REQUIRED WORK
Your task is to repeat only the lines from the one with "Recreate this image" through the one with "cine_err = [3.8, 1.9, 9.3, 5.5, 1.8, 3.8]", exactly as they stand, both ends included.

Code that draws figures

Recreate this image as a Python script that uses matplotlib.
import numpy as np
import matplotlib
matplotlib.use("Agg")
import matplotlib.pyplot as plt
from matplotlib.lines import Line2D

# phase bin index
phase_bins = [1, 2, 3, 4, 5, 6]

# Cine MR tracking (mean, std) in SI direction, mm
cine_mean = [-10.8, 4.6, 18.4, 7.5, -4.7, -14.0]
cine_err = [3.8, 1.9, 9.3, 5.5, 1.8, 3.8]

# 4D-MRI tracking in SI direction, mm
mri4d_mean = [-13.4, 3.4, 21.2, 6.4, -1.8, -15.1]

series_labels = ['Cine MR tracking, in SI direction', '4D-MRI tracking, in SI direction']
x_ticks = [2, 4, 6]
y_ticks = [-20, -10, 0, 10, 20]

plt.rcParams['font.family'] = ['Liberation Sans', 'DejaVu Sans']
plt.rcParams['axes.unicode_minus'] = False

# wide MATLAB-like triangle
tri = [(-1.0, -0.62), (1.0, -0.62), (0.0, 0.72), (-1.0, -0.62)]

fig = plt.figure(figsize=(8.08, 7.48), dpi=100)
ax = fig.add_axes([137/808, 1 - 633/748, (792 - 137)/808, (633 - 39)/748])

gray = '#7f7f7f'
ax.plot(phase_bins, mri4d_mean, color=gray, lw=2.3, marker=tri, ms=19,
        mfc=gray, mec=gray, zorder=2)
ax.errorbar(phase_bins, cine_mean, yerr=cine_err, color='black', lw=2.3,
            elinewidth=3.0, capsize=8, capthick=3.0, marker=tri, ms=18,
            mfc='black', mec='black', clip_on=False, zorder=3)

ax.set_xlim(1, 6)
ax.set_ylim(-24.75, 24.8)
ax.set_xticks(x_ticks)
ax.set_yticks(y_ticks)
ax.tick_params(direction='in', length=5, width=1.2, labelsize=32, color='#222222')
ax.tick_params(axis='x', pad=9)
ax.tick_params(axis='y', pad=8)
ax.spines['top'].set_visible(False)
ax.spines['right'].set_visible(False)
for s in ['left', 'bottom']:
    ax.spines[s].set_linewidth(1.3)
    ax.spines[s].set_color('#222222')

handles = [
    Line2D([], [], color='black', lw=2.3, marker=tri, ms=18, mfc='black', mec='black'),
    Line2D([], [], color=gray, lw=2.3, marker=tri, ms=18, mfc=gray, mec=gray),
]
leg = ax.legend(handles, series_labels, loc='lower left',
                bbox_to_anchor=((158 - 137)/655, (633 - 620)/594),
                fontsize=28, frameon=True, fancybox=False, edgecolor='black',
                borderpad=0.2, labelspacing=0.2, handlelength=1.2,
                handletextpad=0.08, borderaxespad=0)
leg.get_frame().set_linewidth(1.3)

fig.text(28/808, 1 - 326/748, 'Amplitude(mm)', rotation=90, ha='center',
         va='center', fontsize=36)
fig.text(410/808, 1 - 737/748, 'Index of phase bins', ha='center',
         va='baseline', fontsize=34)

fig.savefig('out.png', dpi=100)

* * *

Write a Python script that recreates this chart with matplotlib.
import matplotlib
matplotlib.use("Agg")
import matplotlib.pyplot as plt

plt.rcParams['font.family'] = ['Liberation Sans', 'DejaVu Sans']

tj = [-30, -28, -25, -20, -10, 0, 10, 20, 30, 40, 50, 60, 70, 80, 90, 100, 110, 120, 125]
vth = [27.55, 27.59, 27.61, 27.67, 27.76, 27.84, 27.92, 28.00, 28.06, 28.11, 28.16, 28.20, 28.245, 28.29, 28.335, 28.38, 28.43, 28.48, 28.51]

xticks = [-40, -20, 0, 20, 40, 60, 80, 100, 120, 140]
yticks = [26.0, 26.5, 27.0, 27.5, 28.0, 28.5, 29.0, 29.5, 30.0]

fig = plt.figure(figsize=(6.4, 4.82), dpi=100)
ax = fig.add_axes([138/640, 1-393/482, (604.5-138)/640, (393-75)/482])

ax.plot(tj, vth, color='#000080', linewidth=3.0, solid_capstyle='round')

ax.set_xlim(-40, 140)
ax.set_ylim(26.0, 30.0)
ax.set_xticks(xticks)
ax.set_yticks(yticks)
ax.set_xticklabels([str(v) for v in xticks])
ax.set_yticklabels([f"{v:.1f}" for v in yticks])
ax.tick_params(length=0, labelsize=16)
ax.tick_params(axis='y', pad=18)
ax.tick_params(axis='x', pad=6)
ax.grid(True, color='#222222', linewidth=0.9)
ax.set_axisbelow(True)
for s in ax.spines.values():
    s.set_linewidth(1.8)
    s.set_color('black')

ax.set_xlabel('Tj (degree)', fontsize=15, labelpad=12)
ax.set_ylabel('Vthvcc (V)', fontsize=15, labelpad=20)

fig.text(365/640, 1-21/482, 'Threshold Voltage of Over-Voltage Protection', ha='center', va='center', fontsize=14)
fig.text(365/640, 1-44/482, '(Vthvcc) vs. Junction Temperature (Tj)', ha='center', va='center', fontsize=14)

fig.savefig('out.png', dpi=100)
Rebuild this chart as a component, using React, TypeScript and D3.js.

ANSWER TO THIS EXERCISE
Recreate this image as a Python script that uses matplotlib.
import numpy as np
import matplotlib
matplotlib.use("Agg")
import matplotlib.pyplot as plt
from matplotlib.lines import Line2D

# phase bin index
phase_bins = [1, 2, 3, 4, 5, 6]

# Cine MR tracking (mean, std) in SI direction, mm
cine_mean = [-10.8, 4.6, 18.4, 7.5, -4.7, -14.0]
cine_err = [3.8, 1.9, 9.3, 5.5, 1.8, 3.8]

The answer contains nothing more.